Is your code ever going to be feasibly reused or read by someone who doesn't speak your native language?
Do you envision a scenario where you'll need to ask for help online and will therefore not be able to copy-paste your code sample in as-is?
Are you certain your entire suite of tools support code encoding?
If you answered 'yes' to any of the above, stay ASCII only. If not, go forward at your own risk.
Part of the problem is that the Java/C# language and its libraries are based on English words like if and toString(). I personally would not like to switch between non-English language and English while reading code.
However, if your database, UI, business logics (including metaphors) are already in some non-English language, there's no need to translate every method names and variables into English.
IF you get past the other prerequisites you then have one extra (IMHO more important) one - How difficult is the symbol to type.
On my regular en-us keyboard, the only way I know of to type the letter ç is to hold alt, and hit 0227 on the numeric keypad, or copy and paste.
This would be a HUGE big roadblock in the way of typing quickly. You don't want to slow your coding down with trivial stuff like this if you aren't forced to. International keyboards may alleviate this, but then what happens if you have to code on your laptop which doesn't have an international keyboard, etc?

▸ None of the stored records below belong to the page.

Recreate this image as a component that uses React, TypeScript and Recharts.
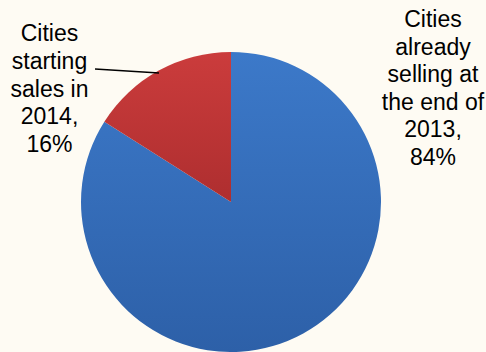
import { PieChart, Pie, Cell } from "recharts";

const categories = ["Cities already selling at the end of 2013", "Cities starting sales in 2014"];
const shares = [84, 16];
const labelLines = [
  ["Cities", "already", "selling at", "the end of", "2013,"],
  ["Cities", "starting", "sales in", "2014,"],
];

const data = categories.map((name, i) => ({ name, value: shares[i] }));

const fills = ["url(#blueGrad)", "url(#redGrad)"];
// hand-placed label boxes, like the original
const labelAnchor = [
  { x: 433, y: 27, step: 27.5 },
  { x: 49.5, y: 41, step: 27.8 },
];

const renderLabel = (props: any) => {
  const i = props.index;
  const a = labelAnchor[i];
  const lines = [...labelLines[i], `${shares[i]}%`];
  return (
    <g key={`lbl-${i}`}>
      {i === 1 && <line x1={95} y1={69} x2={159} y2={73} stroke="#000" strokeWidth={1.6} />}
      <text
        x={a.x}
        y={a.y}
        textAnchor="middle"
        fill="#000"
        fontFamily="'Liberation Sans', Arial, sans-serif"
        fontSize={23}
      >
        {lines.map((l, k) => (
          <tspan key={k} x={a.x} y={a.y + k * a.step}>
            {l}
          </tspan>
        ))}
      </text>
    </g>
  );
};

export default function App() {
  return (
    <div style={{ position: "absolute", left: 0, top: 0, width: 486, height: 352, background: "#FEFBF3" }}>
      <PieChart width={486} height={352} margin={{ top: 0, right: 0, bottom: 0, left: 0 }}>
        <defs>
          <linearGradient id="blueGrad" x1="0" y1="0" x2="0" y2="1">
            <stop offset="0%" stopColor="#3C79C9" />
            <stop offset="100%" stopColor="#2D60A8" />
          </linearGradient>
          <linearGradient id="redGrad" x1="0" y1="0" x2="0" y2="1">
            <stop offset="0%" stopColor="#CB3C3C" />
            <stop offset="100%" stopColor="#AE2E2F" />
          </linearGradient>
        </defs>
        <Pie
          data={data}
          dataKey="value"
          nameKey="name"
          cx={231}
          cy={202}
          outerRadius={150}
          startAngle={90}
          endAngle={-270}
          stroke="none"
          label={renderLabel}
          labelLine={false}
          isAnimationActive={false}
        >
          {data.map((d, i) => (
            <Cell key={d.name} fill={fills[i]} />
          ))}
        </Pie>
      </PieChart>
    </div>
  );
}
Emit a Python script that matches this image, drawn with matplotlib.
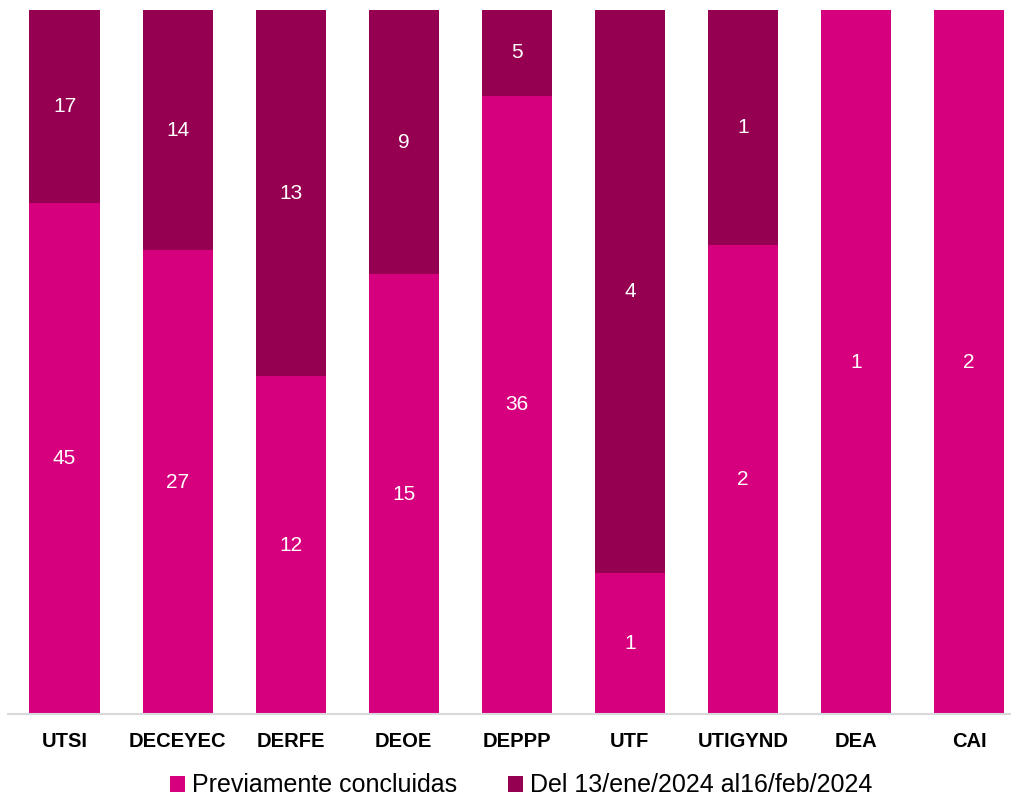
import numpy as np
import matplotlib
matplotlib.use("Agg")
import matplotlib.pyplot as plt

plt.rcParams['font.family'] = ['Liberation Sans', 'DejaVu Sans']

# data
areas = ['UTSI', 'DECEYEC', 'DERFE', 'DEOE', 'DEPPP', 'UTF', 'UTIGYND', 'DEA', 'CAI']
previas = [45, 27, 12, 15, 36, 1, 2, 1, 2]
periodo = [17, 14, 13, 9, 5, 4, 1, 0, 0]
series_names = ['Previamente concluidas', 'Del 13/ene/2024 al16/feb/2024']
colors = ['#D6007F', '#950050']

prev = np.array(previas, dtype=float)
per = np.array(periodo, dtype=float)
total = prev + per
prev_pct = prev / total
per_pct = per / total

fig = plt.figure(figsize=(10.12, 7.96), dpi=100)
ax = fig.add_axes([8 / 1012, 1 - 714 / 796, 1004 / 1012, 704 / 796])

x = np.arange(len(areas))
w = 0.62
b1 = ax.bar(x, prev_pct, w, color=colors[0], label=series_names[0])
b2 = ax.bar(x, per_pct, w, bottom=prev_pct, color=colors[1], label=series_names[1])

# labels in the middle of each segment
for i in range(len(areas)):
    ax.text(x[i], prev_pct[i] / 2, str(previas[i]), ha='center', va='center',
            color='white', fontsize=15)
    if periodo[i] > 0:
        ax.text(x[i], prev_pct[i] + per_pct[i] / 2, str(periodo[i]), ha='center',
                va='center', color='white', fontsize=15)

ax.set_xlim(-0.5, 8.38)
ax.set_ylim(0, 1)
ax.set_yticks([])
ax.set_xticks(x)
ax.set_xticklabels(areas, fontsize=14.5, fontweight='bold')
ax.tick_params(axis='x', length=0, pad=13)
for s in ['top', 'right', 'left']:
    ax.spines[s].set_visible(False)
ax.spines['bottom'].set_color('#D9D9D9')
ax.spines['bottom'].set_linewidth(1.5)

fig.legend(handles=[b1, b2], loc='lower center', bbox_to_anchor=(0.515, -0.03),
           ncol=2, frameon=False, fontsize=18, handlelength=0.6, handleheight=0.6,
           handletextpad=0.3, columnspacing=2.0)

fig.savefig('out.png', dpi=100)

I would stick to ASCII characters because if anyone in your development team is using an SDK that only supports ASCII or you wanted to make your code open source, alot of problems could arise. Personally, I would not do it even if you are not planning on bringing anyone who doesn't speak the language in on the project, because you are running a business and it seems to me that one running a business would want his business to expand, which in this day and age means transcending national borders. My opinion is that English is the language of the realm, and even if you name your variables in a different language, there is little to no point to use any non-ASCII characters in your programming. Leave it up to the language to deal with it if you are handling data that is UTF8: my iPhone program (which involves tons of user data going in between the phone and server) has full UTF8 support, but has no UTF8 in the source code. It just seems to open such a large can of worms for almost no benefit.
There is another hazzard to using non-ASCII characters, though it will probably only bite in obscure cases. The allowed characters are defined in terms of the methods Character.isJavaIdentifierStart(int) and Character.isJavaIdentifierPart(int), which are defined in terms of Unicode. However, the exact version of Unicode used depends on the version Java platform, as specified in the documentation for java.lang.Character.
Since character properties change slightly from one Unicode version to the next, it's possible (but probably very unlikely) you could have identifiers that are valid in one version of Java, but not in the next.
As already pointed out, unless method names mostly match the language, it is a bit weird to constantly switch languages while reading.
For the Scandinavian languages & German, which I can speak and thus speak for, I would at least recommend using standard substitutions, ie.
ä/æ -> ae, ö/ø -> oe, å -> aa, ü -> ue
etc. just in case as others may find it difficult to type the original letters without keyboard/keymap changes. Think if you suddenly had to work with a codebase where the developers used a third language (for instance including the French ç) and didn't do this.. Switching between more than 2 keymaps to type efficiently would be painful in my experience.